= Maciej Wojtkowski =

Polish physicist (born 1975)

Maciej Daniel Wojtkowski (born 1975 in Włocławek, Kujawy) is a Polish physicist, specializing in physical optics and medical applications of optics, and founder and director of the International Centre for Translational Eye Research (ICTER) in Warsaw, Poland.

==Career==
He is the inventor of the first prototype clinical SdOCT device for eye imaging, built at the Massachusetts Institute of Technology and tested at the New England Eye Center in Boston USA, and the second built at the Nicolaus Copernicus University in Toruń and tested at the Jurasz Ophthalmology Clinic in Bydgoszcz. This device is used for non-invasive, non-contact eye examinations in clinics all over the world to monitor the onset, progression, and therapy of eye diseases.

Wojtkowski's research focuses on understanding the interaction of light with living tissue and the potential for in vivo imaging using optical methods. With his work he has made significant contributions to development of the Optical Coherence Tomography (OCT) method and understanding of the two-photon vision phenomenon. In 2003, Wojtkowski was the first to demonstrate the possibility of 100-fold acceleration of OCT, by introducing Fourier domain detection (FdOCT, also called spectral domain OCT), in human eye imaging. With this work, he broke new ground for in vivo 3D imaging and quantitative morphometric analysis of the human eye, which have been implemented in many medical devices available in ophthalmic clinics around the world. Wojtkowski is the author of seven patents and more than 260 publications, including 130 in top-ranked journals.

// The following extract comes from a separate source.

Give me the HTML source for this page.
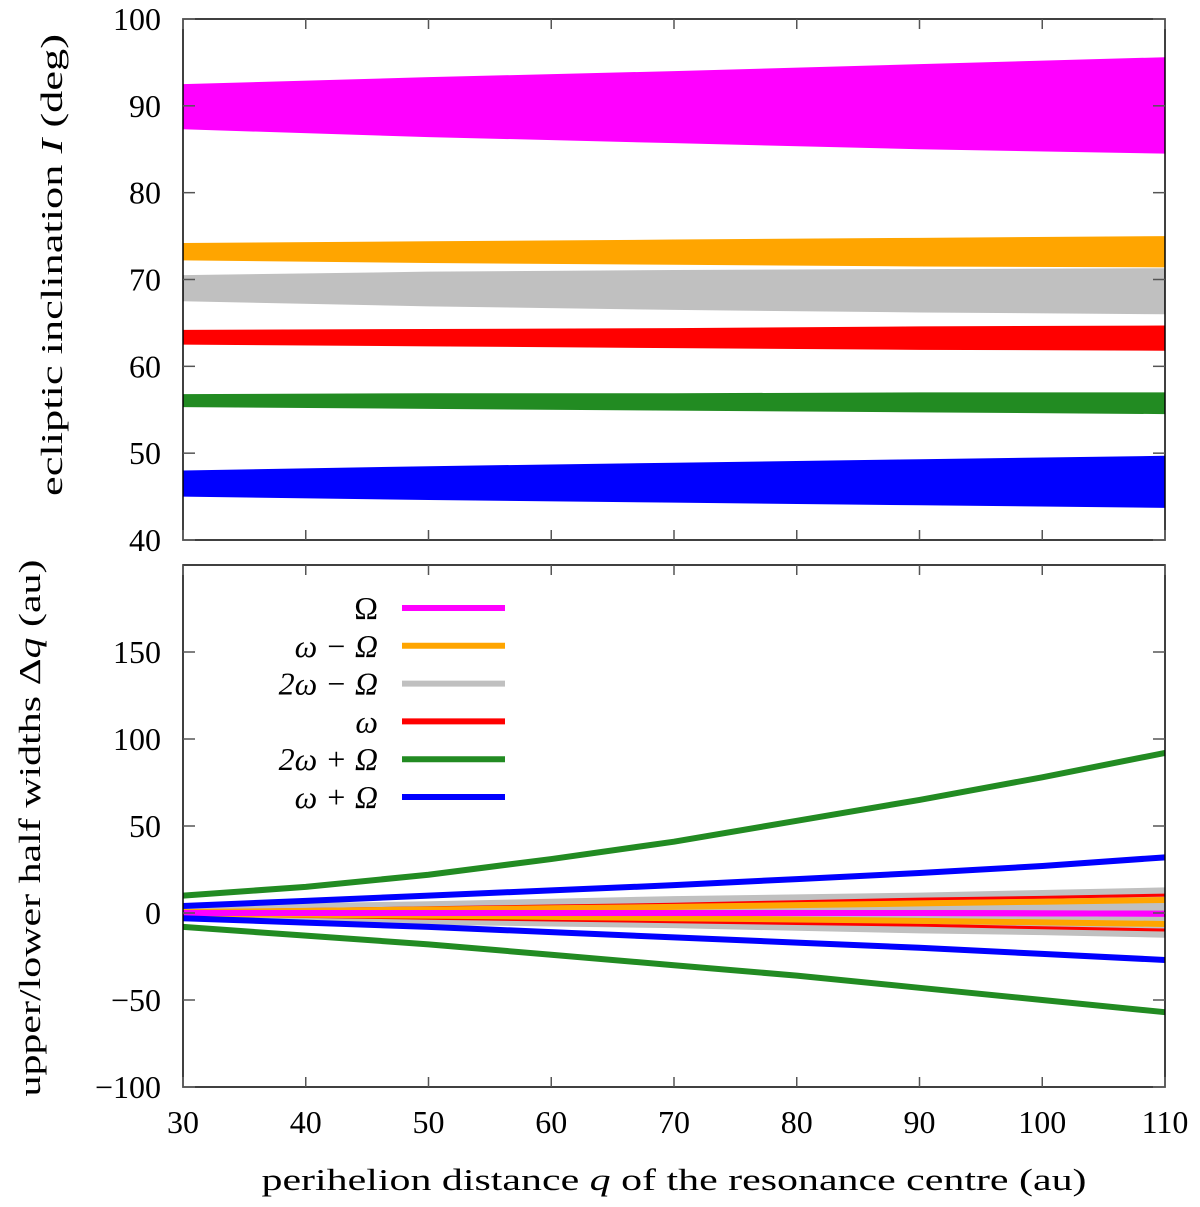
<!DOCTYPE html>
<html><head><meta charset="utf-8"><style>
body{margin:0;background:#fff}
svg text{font-family:"Liberation Serif","DejaVu Serif",serif;fill:#000}
</style></head><body>
<svg id="chart" width="1200" height="1202" viewBox="0 0 1200 1202" xmlns="http://www.w3.org/2000/svg">
<g id="topPanel"></g>
<g id="botPanel"></g>
<text transform="translate(62,265) rotate(-90)" font-size="31" text-anchor="middle" textLength="462" lengthAdjust="spacingAndGlyphs">ecliptic inclination <tspan font-style="italic">I</tspan> (deg)</text>
<text transform="translate(40,828) rotate(-90)" font-size="31" text-anchor="middle" textLength="537" lengthAdjust="spacingAndGlyphs">upper/lower half widths Δ<tspan font-style="italic">q</tspan> (au)</text>
<text x="674" y="1190" font-size="31" text-anchor="middle" textLength="825" lengthAdjust="spacingAndGlyphs">perihelion distance <tspan font-style="italic">q</tspan> of the resonance centre (au)</text>
</svg>
<script>
const xTicks=[30,40,50,60,70,80,90,100,110];
// top panel: inclination bands (lower / upper, deg)
const qTop=[30,50,70,90,110];
const bandNames=["Omega","omega-minus-Omega","2omega-minus-Omega","omega","2omega-plus-Omega","omega-plus-Omega"];
const bandColors=["#ff00ff","#ffa500","#c0c0c0","#ff0000","#228b22","#0000ff"];
const bandLower=[[87.3,86.4,85.7,85.0,84.5],[72.2,71.9,71.7,71.5,71.4],[67.5,66.9,66.5,66.2,66.0],[62.5,62.3,62.1,61.9,61.8],[55.3,55.1,54.9,54.7,54.5],[45.0,44.6,44.3,44.0,43.7]];
const bandUpper=[[92.5,93.3,94.0,94.8,95.6],[74.2,74.4,74.6,74.8,75.0],[70.5,70.9,71.1,71.2,71.3],[64.2,64.3,64.4,64.6,64.7],[56.8,56.9,56.9,57.0,57.0],[48.0,48.5,48.9,49.3,49.7]];
const topYTicks=[40,50,60,70,80,90,100];
// bottom panel: upper/lower half widths (au)
const qBot=[30,40,50,60,70,80,90,100,110];
const lineUpper=[
 [0,0,0,0,0,0,0,-0.2,-0.4],
 [0.5,1.2,2,2.7,3.5,4.5,5.5,6.5,7.5],
 [3,4,5,6.5,8,9,10,11.5,13],
 [1,2,3,4,5,6.5,8,9,10.3],
 [10,15,22,31,41,53,65,78,92],
 [4,7,10,13,16,19.5,23,27,32]];
const lineLower=[
 [0,0,0,0,0,0,0,-0.2,-0.4],
 [-0.5,-1,-1.5,-2.2,-3,-3.7,-4.5,-5.4,-6.3],
 [-3,-4,-5,-6,-7,-8.5,-10,-11,-12.5],
 [-1,-2,-3,-4,-5,-6,-7,-8.5,-9.8],
 [-8,-13,-18,-24,-30,-36,-43,-50,-57],
 [-3,-5.5,-8,-11,-14,-17,-20,-23.5,-27]];
const botYTicks=[-100,-50,0,50,100,150];
const legendLabels=["Ω","ω − Ω","2ω − Ω","ω","2ω + Ω","ω + Ω"];

const NS="http://www.w3.org/2000/svg";
function mk(p,t,a){const e=document.createElementNS(NS,t);for(const k in a)e.setAttribute(k,a[k]);p.appendChild(e);return e;}
const X0=183,X1=1165;
const xs=q=>X0+(q-30)/(110-30)*(X1-X0);
const T0=19,T1=540; const yt=v=>T1-(v-40)/60*(T1-T0);
const B0=565,B1=1087; const yb=v=>B1-(v+100)/300*(B1-B0);
const gTop=document.getElementById('topPanel'),gBot=document.getElementById('botPanel');

bandNames.forEach((n,i)=>{
  let pts=qTop.map((q,j)=>xs(q)+','+yt(bandUpper[i][j]));
  pts=pts.concat(qTop.map((q,j)=>xs(q)+','+yt(bandLower[i][j])).reverse());
  const p=mk(gTop,'polygon',{points:pts.join(' '),fill:bandColors[i]});
  
  
});
{
  let pts=qBot.map((q,j)=>xs(q)+','+yb(lineUpper[2][j]));
  pts=pts.concat(qBot.map((q,j)=>xs(q)+','+yb(lineLower[2][j])).reverse());
  const p=mk(gBot,'polygon',{points:pts.join(' '),fill:'#c0c0c0'});
  
  
}
[2,3,1,0,5,4].forEach(i=>{
  [lineUpper,lineLower].forEach((arr,k)=>{
    const d='M'+qBot.map((q,j)=>xs(q)+','+yb(arr[i][j])).join(' L');
    const p=mk(gBot,'path',{d:d,fill:'none',stroke:bandColors[i],'stroke-width':i==3?3:6,'stroke-linejoin':'round'});
    
    
  });
});
function frame(g,y0,y1,yticks,yf,name){
  const r=mk(g,'rect',{x:X0,y:y0,width:X1-X0,height:y1-y0,fill:'none',stroke:'#000','stroke-width':1.5});
  
  
  xTicks.forEach(t=>{const x=xs(t);
    mk(g,'line',{x1:x,x2:x,y1:y1,y2:y1-10,stroke:'#555','stroke-width':1.5});
    mk(g,'line',{x1:x,x2:x,y1:y0,y2:y0+10,stroke:'#555','stroke-width':1.5});});
  yticks.forEach(t=>{const y=yf(t);
    mk(g,'line',{x1:X0,x2:X0+12,y1:y,y2:y,stroke:'#555','stroke-width':1.5});
    mk(g,'line',{x1:X1,x2:X1-12,y1:y,y2:y,stroke:'#555','stroke-width':1.5});
    const tx=mk(g,'text',{x:161,y:y+11,'font-size':32,'text-anchor':'end'});
    tx.textContent=t<0?'−'+(-t):String(t);
    
    
  });
}
frame(gTop,T0,T1,topYTicks,yt,'top');
frame(gBot,B0,B1,botYTicks,yb,'bottom');
xTicks.forEach(t=>{
  const tx=mk(gBot,'text',{x:xs(t),y:1133,'font-size':32,'text-anchor':'middle'});
  tx.textContent=t;
  
  
});
legendLabels.forEach((l,i)=>{
  const y=608+i*37.8;
  const tx=mk(gBot,'text',{x:378,y:y+11,'font-size':32,'text-anchor':'end','font-style':i==0?'normal':'italic'});
  tx.textContent=l;
  
  
  const ln=mk(gBot,'line',{x1:402,x2:505,y1:y,y2:y,stroke:bandColors[i],'stroke-width':6});
  
  
});
</script>
</body></html>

Wojtkowski pursued his graduate studies with the Faculty of Physics and Astronomy, Nicolaus Copernicus University in Torun, Poland, where he received his MSc in experimental physics in 1999, his PhD in physical sciences in 2003, and his habilitation in the same discipline in 2010. At his alma mater, Wojtkowski also collaborated with Andrzej Kowalczyk to establish the Medical Physics research group, which he later led until 2016 as the Optical Biomedical Imaging Group. After succeeding in the 2015 EraChair competition, Wojtkowski has been associated with the Institute of Physical Chemistry of the Polish Academy of Sciences in Warsaw, where he is the head of the Department of Physical Chemistry of Biological Systems, and chair of the Physical Optics and Biophotonics research group. Since 2019, he is also the head of the International Center for Translational Eye Research (ICTER) at the Institute of Physical Chemistry of the Polish Academy of Sciences, funded by the Foundation for Polish Science as part of the International Research Agendas Program. During his academic career, Wojtkowski has completed numerous research internships at institutions around the world, including the University of Vienna, Austria; University of Kent, Canterbury, England; Massachusetts Institute of Technology, USA; and University of Western Australia, Perth, Australia.

== Awards ==
In 2007, Wojtkowski received the prestigious European Young Investigator Award research grant, enabling him to fund his own research group for five years. In 2012, Wojtkowski received the Prize of the Foundation for Polish Science in the field of Mathematical and Physical Sciences and Engineering. Wojtkowski's scientific activity has been recognized by several distinguished bodies, including the President of the Council of Ministers of the Republic of Poland (First Degree Award for his habilitation thesis in 2010); Authorities of the Faculty of Physics of the University of Warsaw (Professor Stefan Pieńkowski Award in 2004), Authorities of the Warsaw University of Technology (Medal of a Young Scientist in 2008); and the Chapter of the Polityka Weekly Scholarships (action "Stay with us" in 2001). Since 2015, Wojtkowski is a Fellow of the Optical Society of America, and since 2016 he is a corresponding member of the Polish Academy of Arts and Sciences.